• [WORK TO COMPLETE]:
Without the pictures, set down every line of the data exactly.

--- START ---

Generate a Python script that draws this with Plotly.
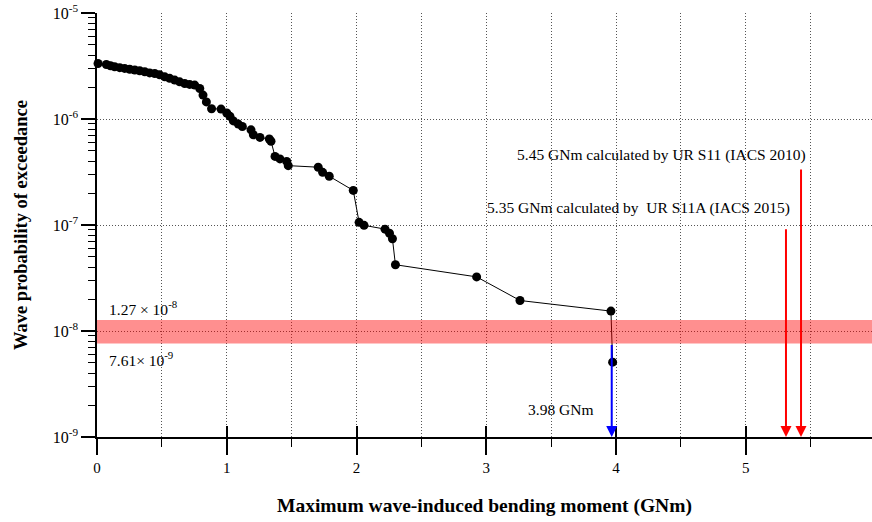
import plotly.graph_objects as go
import math

# Data
moment_gnm = [0.008, 0.072, 0.104, 0.136, 0.175, 0.213, 0.252, 0.291, 0.329, 0.368, 0.406,
              0.445, 0.483, 0.522, 0.560, 0.599, 0.637, 0.676, 0.714, 0.753, 0.792, 0.817,
              0.843, 0.883, 0.956, 1.000, 1.025, 1.051, 1.089, 1.120, 1.187, 1.205, 1.256,
              1.328, 1.341, 1.372, 1.410, 1.462, 1.474, 1.705, 1.739, 1.790, 1.975, 2.020,
              2.058, 2.220, 2.254, 2.277, 2.300, 2.926, 3.260, 3.961, 3.974]
exceedance = [3.34e-6, 3.27e-6, 3.18e-6, 3.11e-6, 3.05e-6, 3.00e-6, 2.95e-6, 2.90e-6, 2.85e-6,
              2.79e-6, 2.72e-6, 2.69e-6, 2.61e-6, 2.50e-6, 2.42e-6, 2.33e-6, 2.24e-6, 2.16e-6,
              2.12e-6, 2.09e-6, 1.94e-6, 1.68e-6, 1.45e-6, 1.25e-6, 1.24e-6, 1.14e-6, 1.06e-6,
              9.6e-7, 8.95e-7, 8.5e-7, 7.9e-7, 7.1e-7, 6.7e-7, 6.47e-7, 6.17e-7, 4.44e-7,
              4.2e-7, 3.98e-7, 3.63e-7, 3.51e-7, 3.14e-7, 2.88e-7, 2.12e-7, 1.06e-7, 9.93e-8,
              9.14e-8, 8.35e-8, 7.41e-8, 4.22e-8, 3.24e-8, 1.94e-8, 1.54e-8, 5.08e-9]

band_low, band_high = 7.61e-9, 1.27e-8
blue_x = 3.967
red_arrows_x = [5.31, 5.426]
red_arrows_top = [9.4e-8, 3.45e-7]

x_ticks = [0, 1, 2, 3, 4, 5]
y_tickvals = [1e-9, 1e-8, 1e-7, 1e-6, 1e-5]
y_ticktext = ["10<sup>-9</sup>", "10<sup>-8</sup>", "10<sup>-7</sup>", "10<sup>-6</sup>", "10<sup>-5</sup>"]
y_minor = [k * 10.0 ** e for e in range(-9, -5) for k in range(2, 10)]

FONT = "Liberation Serif"
XR = [0, 5.973]
GRID = dict(gridcolor="#555", griddash="1px,2px", gridwidth=1)

fig = go.Figure()
fig.add_trace(go.Scatter(x=moment_gnm, y=exceedance, mode="lines+markers",
                         line=dict(color="black", width=1),
                         marker=dict(color="black", size=9),
                         showlegend=False, cliponaxis=False))
fig.add_trace(go.Scatter(x=[None], y=[None], xaxis="x2", showlegend=False))

fig.add_shape(type="rect", xref="paper", yref="y", x0=0, x1=1,
              y0=band_low, y1=band_high, fillcolor="rgba(255,0,0,0.44)",
              line=dict(width=0), layer="above")

# arrows
fig.add_annotation(x=blue_x, y=-9, ax=blue_x, ay=math.log10(band_low), xref="x", yref="y",
                   axref="x", ayref="y", text="", showarrow=True, arrowhead=2, arrowsize=1.1,
                   arrowwidth=2, arrowcolor="#0000FF", standoff=0)
for xv, top in zip(red_arrows_x, red_arrows_top):
    fig.add_annotation(x=xv, y=-9, ax=xv, ay=math.log10(top), xref="x", yref="y",
                       axref="x", ayref="y", text="", showarrow=True, arrowhead=2,
                       arrowsize=1.1, arrowwidth=2, arrowcolor="#FF0000", standoff=0)

tf = dict(family=FONT, size=15.5, color="black")
fig.add_annotation(x=4.347, y=-6.337, text="5.45 GNm calculated by UR S11 (IACS 2010)",
                   showarrow=False, font=tf, xanchor="center", yanchor="middle")
fig.add_annotation(x=4.177, y=-6.836, text="5.35 GNm calculated by\u00a0 UR S11A (IACS 2015)",
                   showarrow=False, font=tf, xanchor="center", yanchor="middle")
fig.add_annotation(x=0.077, y=-7.787, text="1.27 \u00d7 10<sup>-8</sup>",
                   showarrow=False, font=tf, xanchor="left", yanchor="middle")
fig.add_annotation(x=0.077, y=-8.267, text="7.61\u00d7 10<sup>-9</sup>",
                   showarrow=False, font=tf, xanchor="left", yanchor="middle")
fig.add_annotation(x=3.84, y=-8.74, text="3.98 GNm",
                   showarrow=False, font=tf, xanchor="right", yanchor="middle")

fig.update_layout(
    width=872, height=522,
    margin=dict(l=97, r=0, t=13, b=85),
    plot_bgcolor="white", paper_bgcolor="white",
    font=dict(family=FONT, size=15, color="black"),
    xaxis=dict(range=XR, tickvals=x_ticks, ticks="outside", ticklen=16, tickwidth=1.5,
               tickcolor="black", showline=True, linecolor="black", linewidth=1.5,
               showgrid=True, zeroline=False, **GRID,
               tickfont=dict(family=FONT, size=15),
               minor=dict(dtick=0.5, ticks="outside", ticklen=8, tickwidth=1, tickcolor="black",
                          showgrid=True, **GRID),
               title=dict(text="<b>Maximum wave-induced bending moment (GNm)</b>",
                          font=dict(family=FONT, size=19.5), standoff=24)),
    xaxis2=dict(range=XR, overlaying="x", anchor="y", side="bottom", tickvals=x_ticks,
                ticks="inside", ticklen=11, tickwidth=1.5, tickcolor="black",
                showticklabels=False, showgrid=False, showline=False, zeroline=False),
    yaxis=dict(type="log", range=[-9, -5], tickvals=y_tickvals, ticktext=y_ticktext,
               ticks="outside", ticklen=14, tickwidth=1.5, tickcolor="black",
               showline=True, linecolor="black", linewidth=1.5,
               showgrid=True, zeroline=False, **GRID,
               tickfont=dict(family=FONT, size=16),
               minor=dict(tickvals=y_minor, ticks="outside", ticklen=7, tickwidth=1,
                          tickcolor="black", showgrid=False),
               title=dict(text="<b>Wave probability of exceedance</b>",
                          font=dict(family=FONT, size=18.5), standoff=20)),
)

fig.write_html("out.html")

--- END ---

• [FINAL RESULT]:
Generate a Python script that draws this with Plotly.
import plotly.graph_objects as go
import math

# Data
moment_gnm = [0.008, 0.072, 0.104, 0.136, 0.175, 0.213, 0.252, 0.291, 0.329, 0.368, 0.406,
              0.445, 0.483, 0.522, 0.560, 0.599, 0.637, 0.676, 0.714, 0.753, 0.792, 0.817,
              0.843, 0.883, 0.956, 1.000, 1.025, 1.051, 1.089, 1.120, 1.187, 1.205, 1.256,
              1.328, 1.341, 1.372, 1.410, 1.462, 1.474, 1.705, 1.739, 1.790, 1.975, 2.020,
              2.058, 2.220, 2.254, 2.277, 2.300, 2.926, 3.260, 3.961, 3.974]
exceedance = [3.34e-6, 3.27e-6, 3.18e-6, 3.11e-6, 3.05e-6, 3.00e-6, 2.95e-6, 2.90e-6, 2.85e-6,
              2.79e-6, 2.72e-6, 2.69e-6, 2.61e-6, 2.50e-6, 2.42e-6, 2.33e-6, 2.24e-6, 2.16e-6,
              2.12e-6, 2.09e-6, 1.94e-6, 1.68e-6, 1.45e-6, 1.25e-6, 1.24e-6, 1.14e-6, 1.06e-6,
              9.6e-7, 8.95e-7, 8.5e-7, 7.9e-7, 7.1e-7, 6.7e-7, 6.47e-7, 6.17e-7, 4.44e-7,
              4.2e-7, 3.98e-7, 3.63e-7, 3.51e-7, 3.14e-7, 2.88e-7, 2.12e-7, 1.06e-7, 9.93e-8,
              9.14e-8, 8.35e-8, 7.41e-8, 4.22e-8, 3.24e-8, 1.94e-8, 1.54e-8, 5.08e-9]

band_low, band_high = 7.61e-9, 1.27e-8
blue_x = 3.967
red_arrows_x = [5.31, 5.426]
red_arrows_top = [9.4e-8, 3.45e-7]

x_ticks = [0, 1, 2, 3, 4, 5]
y_tickvals = [1e-9, 1e-8, 1e-7, 1e-6, 1e-5]
y_ticktext = ["10<sup>-9</sup>", "10<sup>-8</sup>", "10<sup>-7</sup>", "10<sup>-6</sup>", "10<sup>-5</sup>"]
y_minor = [k * 10.0 ** e for e in range(-9, -5) for k in range(2, 10)]

FONT = "Liberation Serif"
XR = [0, 5.973]
GRID = dict(gridcolor="#555", griddash="1px,2px", gridwidth=1)

fig = go.Figure()
fig.add_trace(go.Scatter(x=moment_gnm, y=exceedance, mode="lines+markers",
                         line=dict(color="black", width=1),
                         marker=dict(color="black", size=9),
                         showlegend=False, cliponaxis=False))
fig.add_trace(go.Scatter(x=[None], y=[None], xaxis="x2", showlegend=False))

fig.add_shape(type="rect", xref="paper", yref="y", x0=0, x1=1,
              y0=band_low, y1=band_high, fillcolor="rgba(255,0,0,0.44)",
              line=dict(width=0), layer="above")

# arrows
fig.add_annotation(x=blue_x, y=-9, ax=blue_x, ay=math.log10(band_low), xref="x", yref="y",
                   axref="x", ayref="y", text="", showarrow=True, arrowhead=2, arrowsize=1.1,
                   arrowwidth=2, arrowcolor="#0000FF", standoff=0)
for xv, top in zip(red_arrows_x, red_arrows_top):
    fig.add_annotation(x=xv, y=-9, ax=xv, ay=math.log10(top), xref="x", yref="y",
                       axref="x", ayref="y", text="", showarrow=True, arrowhead=2,
                       arrowsize=1.1, arrowwidth=2, arrowcolor="#FF0000", standoff=0)

tf = dict(family=FONT, size=15.5, color="black")
fig.add_annotation(x=4.347, y=-6.337, text="5.45 GNm calculated by UR S11 (IACS 2010)",
                   showarrow=False, font=tf, xanchor="center", yanchor="middle")
fig.add_annotation(x=4.177, y=-6.836, text="5.35 GNm calculated by\u00a0 UR S11A (IACS 2015)",
                   showarrow=False, font=tf, xanchor="center", yanchor="middle")
fig.add_annotation(x=0.077, y=-7.787, text="1.27 \u00d7 10<sup>-8</sup>",
                   showarrow=False, font=tf, xanchor="left", yanchor="middle")
fig.add_annotation(x=0.077, y=-8.267, text="7.61\u00d7 10<sup>-9</sup>",
                   showarrow=False, font=tf, xanchor="left", yanchor="middle")
fig.add_annotation(x=3.84, y=-8.74, text="3.98 GNm",
                   showarrow=False, font=tf, xanchor="right", yanchor="middle")

fig.update_layout(
    width=872, height=522,
    margin=dict(l=97, r=0, t=13, b=85),
    plot_bgcolor="white", paper_bgcolor="white",
    font=dict(family=FONT, size=15, color="black"),
    xaxis=dict(range=XR, tickvals=x_ticks, ticks="outside", ticklen=16, tickwidth=1.5,
               tickcolor="black", showline=True, linecolor="black", linewidth=1.5,
               showgrid=True, zeroline=False, **GRID,
               tickfont=dict(family=FONT, size=15),
               minor=dict(dtick=0.5, ticks="outside", ticklen=8, tickwidth=1, tickcolor="black",
                          showgrid=True, **GRID),
               title=dict(text="<b>Maximum wave-induced bending moment (GNm)</b>",
                          font=dict(family=FONT, size=19.5), standoff=24)),
    xaxis2=dict(range=XR, overlaying="x", anchor="y", side="bottom", tickvals=x_ticks,
                ticks="inside", ticklen=11, tickwidth=1.5, tickcolor="black",
                showticklabels=False, showgrid=False, showline=False, zeroline=False),
    yaxis=dict(type="log", range=[-9, -5], tickvals=y_tickvals, ticktext=y_ticktext,
               ticks="outside", ticklen=14, tickwidth=1.5, tickcolor="black",
               showline=True, linecolor="black", linewidth=1.5,
               showgrid=True, zeroline=False, **GRID,
               tickfont=dict(family=FONT, size=16),
               minor=dict(tickvals=y_minor, ticks="outside", ticklen=7, tickwidth=1,
                          tickcolor="black", showgrid=False),
               title=dict(text="<b>Wave probability of exceedance</b>",
                          font=dict(family=FONT, size=18.5), standoff=20)),
)

fig.write_html("out.html")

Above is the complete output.